The growing area encompasses more than 850 square miles from the San Francisco Peninsula to Gilroy, and Half Moon Bay, Santa Cruz, and Monterey Bay. And within and between these areas are conifer forests, bodies of water, elevation differences, surf and sand, and majestic first-growth Redwoods that create distinct microclimates, giving wines their identity. The vineyards range from small 1-2 acre parcels scattered throughout the mountains like rare natural wonders to massive estates that stretch out as far as the eye can see. Wines express themselves differently from plots that are only a hundred feet from one another. Yet, there is a commonality discovered here: the persistence of liquid energy in the glass. It’s mountain wine.
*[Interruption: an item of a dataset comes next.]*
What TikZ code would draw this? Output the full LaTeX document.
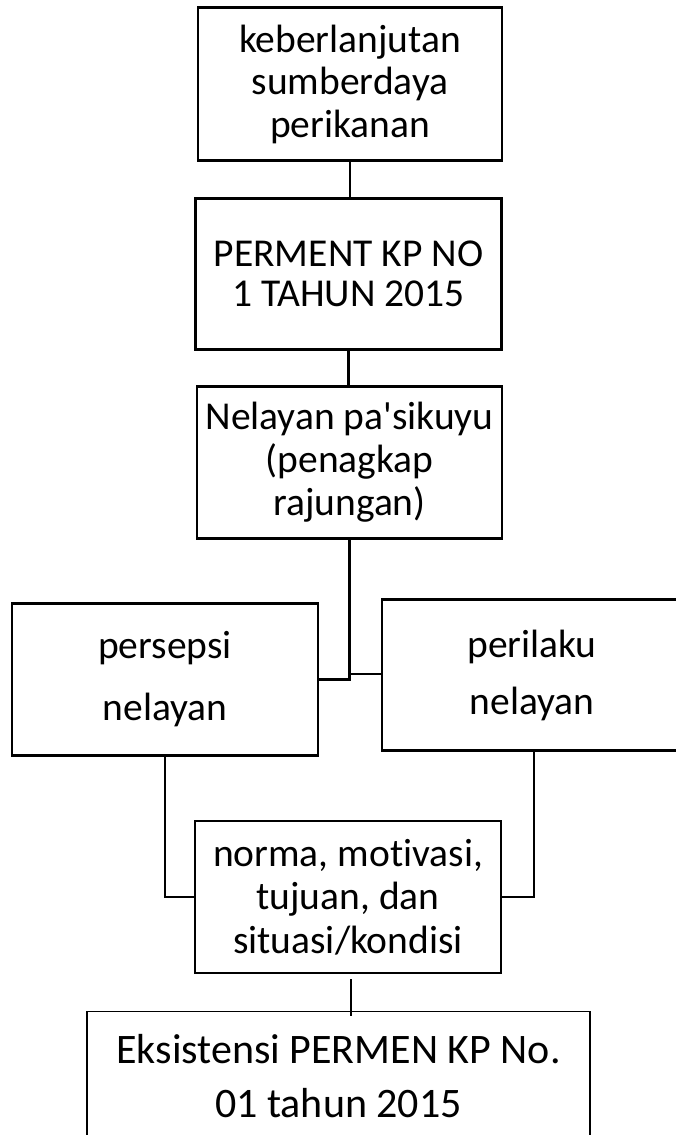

Mindego Ridge is a 10-acre family vineyard owned by Dave and Stacey Gollnick, situated in the Skyline/Woodside area in San Mateo County. Small wineries like theirs are planted on tiny plots and expositions that literally eke out just enough sun for ripeness in between cascading fog. The wines are fresh, energetic. Gollnick’s land is perched on a shale-laced mountain slope of Mindego Hill. This area is from the Purisma Formation, ranging in age from the latest Miocene to the late Pliocene (7-3 million years ago). This tells a little about the soils – fractured shale subsoil with 12-18” of silty clay loam on top – typical of what you find near the San Andrea’s fault. Faults indirectly help form sites with exposures and microclimates ideal for grape growing and influences the way vineyards are planted. Winemakers believe that there is a direct effect on their wines. The complexity and diversity of soils caused by the San Andreas Fault impart a broader palette of flavors that can be distinguishable from one bottle to the next depending on what plot the fruit came from.
A stone’s throw from the famous fault, located 40 miles south of San Francisco, eight miles east of the Pacific, rugged hillsides and lush Redwoods surround, the elevation is between 675-950 feet, and marine influence defines the cool climate since it’s bordered by two bodies of water. It’s a place you’d want to wear layers because of the large swings between warm days and cool nights. This diurnal shift contributes to intense varietal character. All their grapes are 100% estate-grown – just over 8.5 acres of Pinot Noir and 1.3 acres of Chardonnay.
Mindego Ridge Pinot Noir 2016
2016 was a great growing season. A cool summer allowed the fruit to hang for a long time, which allowed the grapes to develop ripeness and remarkable acidity. As a result, this wine turned out absolutely delicious. Winemaker Ehren Jordan made this wine using minimal intervention. Bottled unfined and unfiltered, it’s pure energy. A super-focused wine, intensely flavored, medium body (of a ballet dancer) with an almost indescribable gossamer gracefulness. Beguiling textures that melt and dance upon the palate with flavors throughout the performance – blackberry, plums, cherries, herbs, underbrush, mineral, earth. Stunning from beginning to end. (Encore!)